I’d never heard of EVA air and this ad didn’t tell me any more about them, their heritage or why I’d consider them above a more famous airline – it felt like a generic idea that any airline could run. If you’re a challenger brand you need to start from the POV that no-one cares. This just felt like the same pretentious wishful thinking that led to emitates’ awful ‘hello tomorrow’ campaign.
I just saw this ad in the morning and at first I was blown away at how it seemed that someone in Asia had written a whole ad campaign in this sort of weird nonsensical haiku “change the way you see the world” then in HUGE letters with a close up of some man’s face… “I SEE YOU” and then the same man standing on the edge of a river with a black trench coat on….
did no one say…” this might scare the sh*t out of a few people” it was very stalker creepy… And while maybe this guy is an international star in Asia, he’s virtually unknown here in the US. To us it’s ‘some guy’… sorry Takeshi… So this some guy is saying I SEE YOU, while biking around in the country side and making creepy eyes at stuff…

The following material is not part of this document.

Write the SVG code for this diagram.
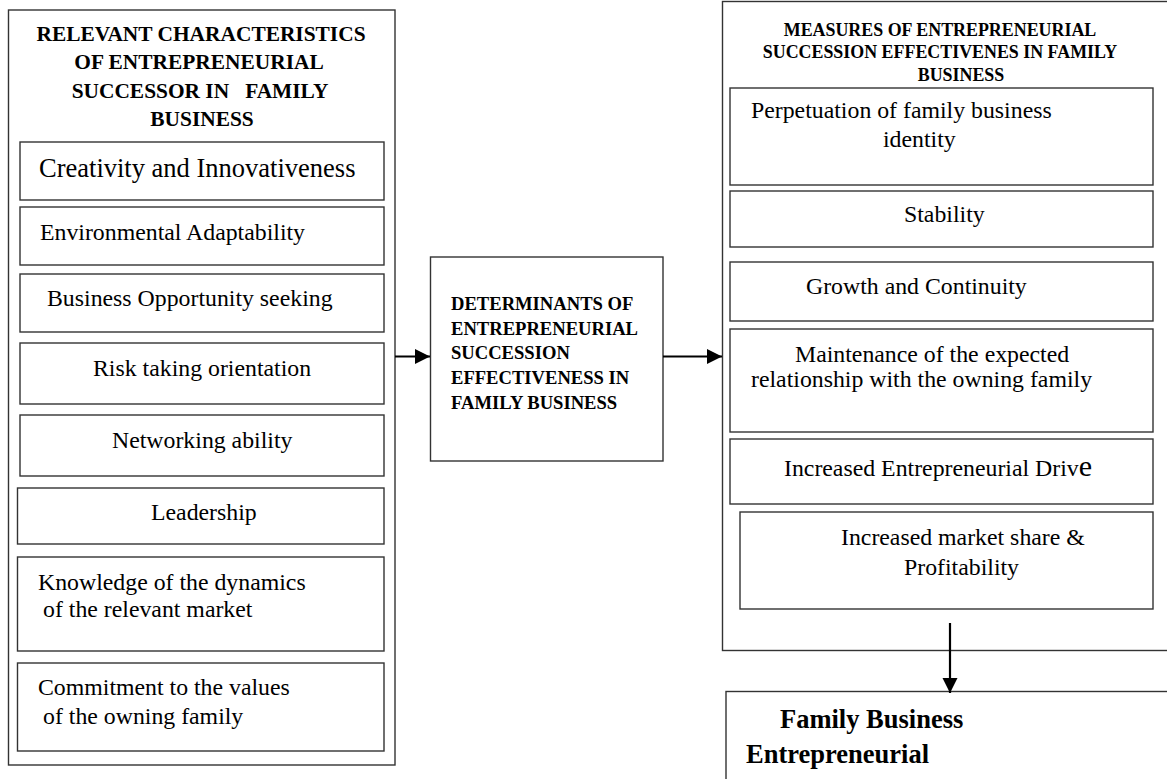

People still come into air travel a little uneasy. It’s the advertiser’s job to set you at ease and make you feel comfortable and safe as well as confident in the guy flying the plane… This is why we have the same ad runnign so many times for almost everyone… nice sky waitress, nice pilot, big comfy seat, someone falling asleep on the plane… You fall asleep when you feel safe… sleeping is vulnerable… so if you can sleep it shows you are safe… HERE the closest thing they have to this guy on a plane is him perched on a wing saying I SEE YOU….
Look… I SEE YOU is a terrible tag line… and the art direction to go with it just tells me the guy wishes he was making something else… They made a fashion ad for an airplane… It’s such a joke I searched this article to find out which agency made it…

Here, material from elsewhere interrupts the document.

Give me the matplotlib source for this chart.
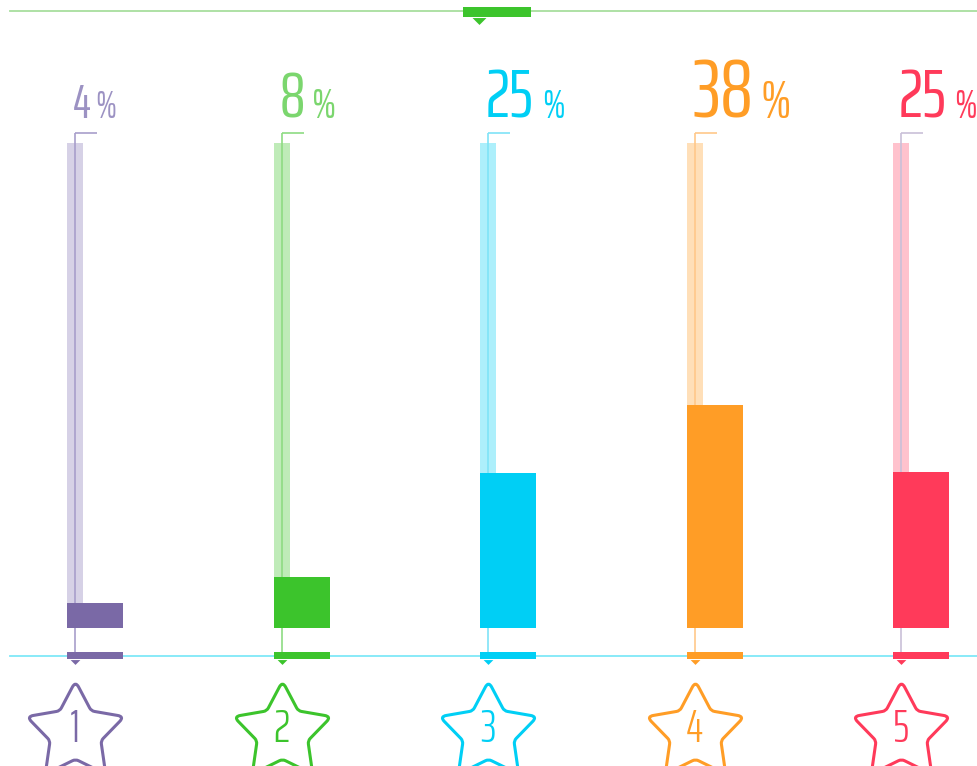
import matplotlib
matplotlib.use('Agg')
import matplotlib.pyplot as plt
import numpy as np
from matplotlib.path import Path
from matplotlib.markers import MarkerStyle
from matplotlib import font_manager

# ---------------- data ----------------
ratings = ['1', '2', '3', '4', '5']
pct_labels = ['4', '8', '25', '38', '25']
bar_values = [5.2, 10.5, 32.0, 46.0, 32.2]   # bar heights on the 0-100 track
track_max = 100

# ---------------- style ----------------
colors = ['#7A69A6', '#3CC42C', '#00CFF5', '#FF9D26', '#FF3A5A']
light = ['#D6D1E6', '#BFEBB8', '#ADEFFB', '#FFDFB8', '#FFC2CD']
linec = ['#A89ECB', '#8EDB83', '#7FE3F7', '#FFC88A', '#C9C0D8']
labelc = ['#9C92C3', '#7BD66E', '#00CFF5', '#FF9D26', '#FF3A5A']
num_sizes = [34, 46, 48, 59, 48]
pct_sizes = [27, 31, 29, 39, 29]
pct_gaps = [4, 7, 8, 7, 7]

names = {f.name for f in font_manager.fontManager.ttflist}
FONT = next((n for n in ['Saira ExtraCondensed', 'Saira Condensed', 'Barlow Condensed',
                         'Roboto Condensed'] if n in names), 'DejaVu Sans')

W, H = 977, 766
fig = plt.figure(figsize=(W / 100, H / 100), dpi=100)
ax = fig.add_axes([0, 0, 1, 1])
ax.set_axis_off()

# layout in pixels -> data units
PXX = 1 / 206.5          # category units per pixel
PXY = track_max / 485.0  # value units per pixel
x0_px, base_px = 95, 628
ax.set_xlim(-x0_px * PXX, (W - x0_px) * PXX)
ax.set_ylim(-(H - base_px) * PXY, base_px * PXY)

x = np.arange(len(ratings))
bar_w = 56 * PXX
left = x - bar_w / 2
guide_x = left + 8 * PXX

# light tracks
ax.bar(left, [track_max] * len(x), width=16 * PXX, align='edge', color=light, zorder=1)
# guide lines
for i in range(len(x)):
    ax.plot([guide_x[i], guide_x[i]], [(base_px - 133) * PXY, -(655 - base_px) * PXY],
            color=linec[i], lw=1.2, zorder=2, solid_capstyle='butt')
    ax.plot([guide_x[i], guide_x[i] + 22 * PXX], [(base_px - 133) * PXY] * 2,
            color=linec[i], lw=1.2, zorder=2, solid_capstyle='butt')
# value bars
ax.bar(left, bar_values, width=bar_w, align='edge', color=colors, zorder=3)

# baseline line
ax.axhline(-(656 - base_px) * PXY, xmin=10 / W, xmax=1, color='#7FE8F8', lw=1.3, zorder=2)
# bottom markers
ax.bar(left, [7 * PXY] * len(x), bottom=-(659 - base_px) * PXY, width=bar_w,
       align='edge', color=colors, zorder=4)
tri = MarkerStyle(Path([(-1, 0.5), (1, 0.5), (0, -0.5), (-1, 0.5)],
                       [Path.MOVETO, Path.LINETO, Path.LINETO, Path.CLOSEPOLY]))
for i in range(len(x)):
    ax.plot(guide_x[i], -(661.5 - base_px) * PXY, marker=tri, ms=7, color=colors[i],
            mec='none', zorder=4)

# top decoration
top_y = (base_px - 11) * PXY
ax.axhline(top_y, xmin=10 / W, xmax=1, color='#A8DE9E', lw=1.3, zorder=2)
ax.bar([(463 - x0_px) * PXX], [10 * PXY], bottom=(base_px - 17) * PXY, width=68 * PXX,
       align='edge', color='#3CC42C', zorder=4)
ax.plot((479 - x0_px) * PXX, (base_px - 21) * PXY, marker=tri, ms=10, color='#3CC42C',
        mec='none', zorder=4)


# rounded star
def rounded_star(n=5, r_in=0.52, t=0.2):
    pts = []
    for k in range(2 * n):
        ang = np.pi / 2 + k * np.pi / n
        r = 1.0 if k % 2 == 0 else r_in
        pts.append((r * np.cos(ang), r * np.sin(ang)))
    pts = np.array(pts)
    verts, codes = [], []
    N = len(pts)
    for k in range(N):
        prev, cur, nxt = pts[k - 1], pts[k], pts[(k + 1) % N]
        tt = t if k % 2 == 0 else t * 0.5
        p1 = cur + tt * (prev - cur)
        p2 = cur + tt * (nxt - cur)
        verts.append(p1)
        codes.append(Path.MOVETO if k == 0 else Path.LINETO)
        verts += [cur, p2]
        codes += [Path.CURVE3, Path.CURVE3]
    verts.append(verts[0])
    codes.append(Path.CLOSEPOLY)
    return Path(verts, codes)


star = MarkerStyle(rounded_star(), joinstyle='round')
star_y = -(732 - base_px) * PXY
for i in range(len(x)):
    ax.plot(guide_x[i], star_y, marker=star, ms=74, mfc='white', mec=colors[i],
            mew=2.2, zorder=5)
    ax.text(guide_x[i], -(729 - base_px) * PXY, ratings[i], color=colors[i],
            fontsize=33, family=FONT, weight=300, ha='center', va='center', zorder=6)

# percentage labels
lab_y = (base_px - 118) * PXY
for i in range(len(x)):
    t = ax.text(guide_x[i] - 2 * PXX, lab_y, pct_labels[i], color=labelc[i],
                fontsize=num_sizes[i], family=FONT, weight=400, ha='left',
                va='baseline', zorder=6)
    ax.annotate('%', xy=(1, lab_y), xycoords=(t, 'data'), xytext=(pct_gaps[i], 0),
                textcoords='offset pixels', color=labelc[i], fontsize=pct_sizes[i],
                family=FONT, weight=400, ha='left', va='baseline', zorder=6)

fig.savefig('out.png', dpi=100)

I’m not trying to make anyone cry but like, this is bad work. Maybe the brand strategy is wonderful, maybe the media plan is great, and I’m sure the account guy is a genius or a hypnotist but this I SEE YOU tag line is simply terrible and the art is entirely misplaced and weird… I’m not saying everything has to be obvious and work on a formula but you need to be clear on what you are saying and what you are talking about… That’s just advertising 101… bending the rules is great until you break the back of your wonderfully planned worldwide campaign…
THE FUNNIEST ONE is this picture of a guy sitting next to a random big metal tea pot and a bike… I SEE YOU!!!!!!… also, who’s idea was it to have Takeshi with Elvis hair? remove the copy and it’s a weird banana republic ad with his perfectly clean clothes in an obviously dirty (rustic?) place… put some dust on his shoes, so at least it doesn’t look like he just put all that stuff on (even though obviously that’s how shoots work…) if your shoes are dirty you appear to have gone someplace as opposed to being pasted into it…

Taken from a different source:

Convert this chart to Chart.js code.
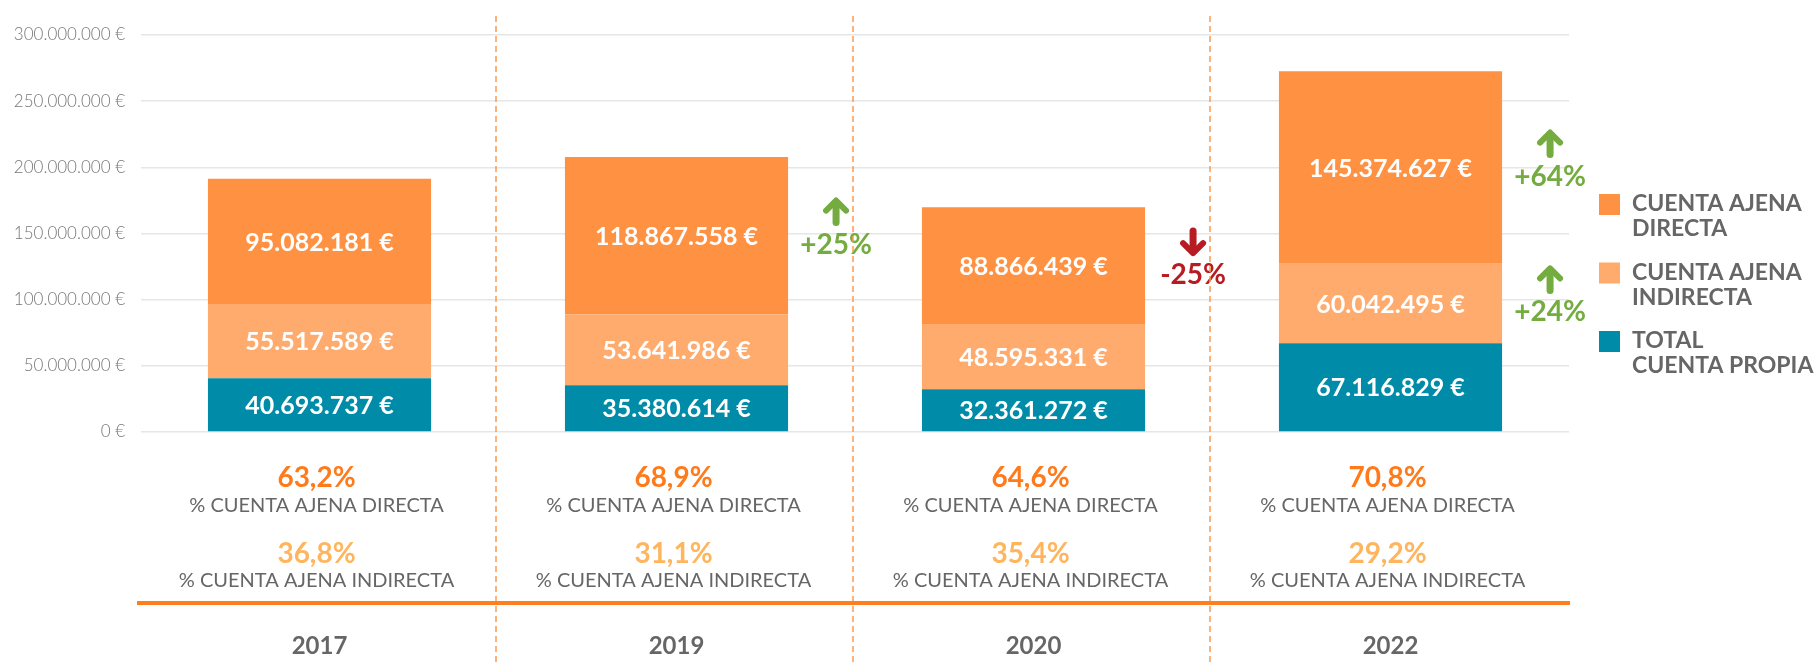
<!DOCTYPE html>
<html lang="es">
<head>
<meta charset="UTF-8">
<title>Cuenta ajena / cuenta propia</title>
<script src="https://cdn.jsdelivr.net/npm/chart.js"></script>
<style>
    html, body { margin: 0; padding: 0; background: #fff; }
    #wrap { width: 1814px; height: 665px; }
</style>
</head>
<body>
<div id="wrap"><canvas id="chart"></canvas></div>
<script>
    const years = ['2017', '2019', '2020', '2022'];
    const ajenaDirecta = [95082181, 118867558, 88866439, 145374627];
    const ajenaIndirecta = [55517589, 53641986, 48595331, 60042495];
    const cuentaPropia = [40693737, 35380614, 32361272, 67116829];
    const pctDirecta = ['63,2%', '68,9%', '64,6%', '70,8%'];
    const pctIndirecta = ['36,8%', '31,1%', '35,4%', '29,2%'];
    // variación respecto al año anterior
    const varDirecta = [null, '+25%', '-25%', '+64%'];
    const varIndirecta = [null, null, null, '+24%'];
    const yTicks = [0, 50000000, 100000000, 150000000, 200000000, 250000000, 300000000];

    const FONT = 'Lato, "Open Sans", sans-serif';
    const GREY = '#666666';

    function euro(v) {
        return v.toLocaleString('de-DE') + ' €';
    }

    function drawArrow(ctx, x, y, up, color) {
        ctx.save();
        ctx.strokeStyle = color;
        ctx.fillStyle = color;
        ctx.lineWidth = 7;
        ctx.lineCap = 'round';
        ctx.lineJoin = 'round';
        const d = up ? -1 : 1;
        ctx.beginPath();
        ctx.moveTo(x, y - d * 11);
        ctx.lineTo(x, y + d * 9);
        ctx.stroke();
        ctx.lineWidth = 6;
        ctx.beginPath();
        ctx.moveTo(x - 10, y + d * 1);
        ctx.lineTo(x, y + d * 11);
        ctx.lineTo(x + 10, y + d * 1);
        ctx.stroke();
        ctx.restore();
    }

    const extras = {
        id: 'extras',
        afterDatasetsDraw(chart) {
            const ctx = chart.ctx;
            const area = chart.chartArea;
            const xs = chart.scales.x;

            // etiquetas de valor dentro de cada segmento
            ctx.save();
            ctx.fillStyle = '#fff';
            ctx.font = 'bold 25px ' + FONT;
            ctx.textAlign = 'center';
            ctx.textBaseline = 'middle';
            chart.data.datasets.forEach((ds, i) => {
                chart.getDatasetMeta(i).data.forEach((bar, j) => {
                    ctx.fillText(euro(ds.data[j]), bar.x, (bar.y + bar.base) / 2 + 1);
                });
            });
            ctx.restore();

            // flechas de variación
            const arrows = [[2, varDirecta], [1, varIndirecta]];
            arrows.forEach(([dsIndex, labels]) => {
                const meta = chart.getDatasetMeta(dsIndex);
                labels.forEach((lab, j) => {
                    if (!lab) return;
                    const bar = meta.data[j];
                    const up = lab[0] === '+';
                    const color = up ? '#74ac3f' : '#b71c24';
                    const cx = bar.x + bar.width / 2 + 48;
                    const cy = (bar.y + bar.base) / 2 + 9;
                    drawArrow(ctx, cx, cy - 33, up, color);
                    ctx.save();
                    ctx.fillStyle = color;
                    ctx.font = 'bold 28px ' + FONT;
                    ctx.textAlign = 'center';
                    ctx.textBaseline = 'middle';
                    ctx.fillText(lab, cx, cy);
                    ctx.restore();
                });
            });

            // separadores verticales
            ctx.save();
            ctx.strokeStyle = '#ff9a4d';
            ctx.lineWidth = 1.5;
            ctx.setLineDash([6, 4]);
            for (let j = 0; j < years.length - 1; j++) {
                const x = (xs.getPixelForValue(j) + xs.getPixelForValue(j + 1)) / 2 - 2;
                ctx.beginPath();
                ctx.moveTo(x, 16);
                ctx.lineTo(x, chart.height);
                ctx.stroke();
            }
            ctx.restore();

            // porcentajes bajo cada barra
            ctx.save();
            ctx.textAlign = 'center';
            ctx.textBaseline = 'middle';
            years.forEach((y, j) => {
                const x = xs.getPixelForValue(j) - 3;
                ctx.font = 'bold 28px ' + FONT;
                ctx.fillStyle = '#ff7a1a';
                ctx.fillText(pctDirecta[j], x, area.bottom + 46);
                ctx.font = '20px ' + FONT;
                ctx.fillStyle = GREY;
                ctx.fillText('% CUENTA AJENA DIRECTA', x, area.bottom + 74);
                ctx.font = 'bold 28px ' + FONT;
                ctx.fillStyle = '#ffb55e';
                ctx.fillText(pctIndirecta[j], x, area.bottom + 122);
                ctx.font = '20px ' + FONT;
                ctx.fillStyle = GREY;
                ctx.fillText('% CUENTA AJENA INDIRECTA', x, area.bottom + 149);
            });
            ctx.restore();

            // línea naranja
            ctx.save();
            ctx.strokeStyle = '#ff7f1e';
            ctx.lineWidth = 4;
            ctx.beginPath();
            ctx.moveTo(area.left - 4, area.bottom + 171);
            ctx.lineTo(area.right + 1, area.bottom + 171);
            ctx.stroke();
            ctx.restore();

            // leyenda
            const items = [
                [chart.data.datasets[2], ['CUENTA AJENA', 'DIRECTA']],
                [chart.data.datasets[1], ['CUENTA AJENA', 'INDIRECTA']],
                [chart.data.datasets[0], ['TOTAL', 'CUENTA PROPIA']]
            ];
            ctx.save();
            ctx.font = 'bold 23px ' + FONT;
            ctx.textBaseline = 'middle';
            ctx.textAlign = 'left';
            const lx = area.right + 30;
            items.forEach(([ds, lines], k) => {
                const top = 194 + k * 68.5;
                ctx.fillStyle = ds.backgroundColor;
                ctx.fillRect(lx, top, 21, 21);
                ctx.fillStyle = GREY;
                ctx.fillText(lines[0], lx + 33, top + 10);
                ctx.fillText(lines[1], lx + 33, top + 35);
            });
            ctx.restore();
        }
    };

    new Chart(document.getElementById('chart'), {
        type: 'bar',
        data: {
            labels: years,
            datasets: [
                { label: 'TOTAL CUENTA PROPIA', data: cuentaPropia, backgroundColor: '#008ca8' },
                { label: 'CUENTA AJENA INDIRECTA', data: ajenaIndirecta, backgroundColor: '#ffab6e' },
                { label: 'CUENTA AJENA DIRECTA', data: ajenaDirecta, backgroundColor: '#ff9142' }
            ]
        },
        options: {
            responsive: true,
            maintainAspectRatio: false,
            animation: false,
            layout: { padding: { top: 35, right: 245, bottom: 6, left: 0 } },
            datasets: { bar: { categoryPercentage: 1, barPercentage: 0.625 } },
            plugins: { legend: { display: false }, tooltip: { enabled: false } },
            scales: {
                x: {
                    stacked: true,
                    afterFit(s) { s.height = 227; },
                    grid: { display: false, drawTicks: false },
                    border: { display: false },
                    ticks: { padding: 200, color: GREY, font: { family: FONT, size: 24, weight: 'bold' } }
                },
                y: {
                    stacked: true,
                    min: 0,
                    max: 300000000,
                    afterFit(s) { s.width = 141; },
                    afterBuildTicks(s) { s.ticks = yTicks.map(v => ({ value: v })); },
                    grid: { color: '#e6e6e6', lineWidth: 1.5, drawTicks: false },
                    border: { display: false },
                    ticks: {
                        padding: 16,
                        color: '#777',
                        font: { family: FONT, size: 17, weight: 300 },
                        callback: v => euro(v)
                    }
                }
            }
        },
        plugins: [extras]
    });
</script>
</body>
</html>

what just really pisses me off is these people got the job and did the ad and I didn’t… not in a direct competition sort of way but just a general sort of way… and I know it’s a flaw in my own logic and I’m probably kind of a bad person for flaming the ad but I do make ads too and this kind of success with obviously bad work is lazy to me…. They ran an Asia ad all over the world…. And you know what that said? it says, “EVA AIR!!! THE ASIAN AIRLINE FOR ASIAN PEOPLE!!!” and no one likes that… it’s uncomfortable to watch…and it’s lazy… MAKE A WORLD WIDE CAMPAIGN… YOU DON:T HAVE TO SAY THE SAME THING TO EVERYONE!!! CHANGE IT UP FOR AMERICA/EUROPE/WHEREVER ELSE!!!! ok ok I’m done…
I should go win my own airline account with some farmed out media plan, a “brilliant brand strategy” and a random creepy phrase repeatedly blurted out by some foreign film guy looking to make a couple bucks… god…
I think the message here is that Eva Airline is an airline that can bring you to places, and allow you change the way you see the world. I am Chinese, and watched the Chinese version of the spot. Everything is flawlessly executed on the Chinese one. I agree that the Taiwanese accent, along with the “english” translations on the English version leaves much to be desired, with much of the true meaning lost in translation. It does sound creepy, and I would say they lost on the translation portion of it.
Again, the Chinese version is amazing. All the ad guys on Chinese communities have been raving over such a brilliant execution, and I strongly agree.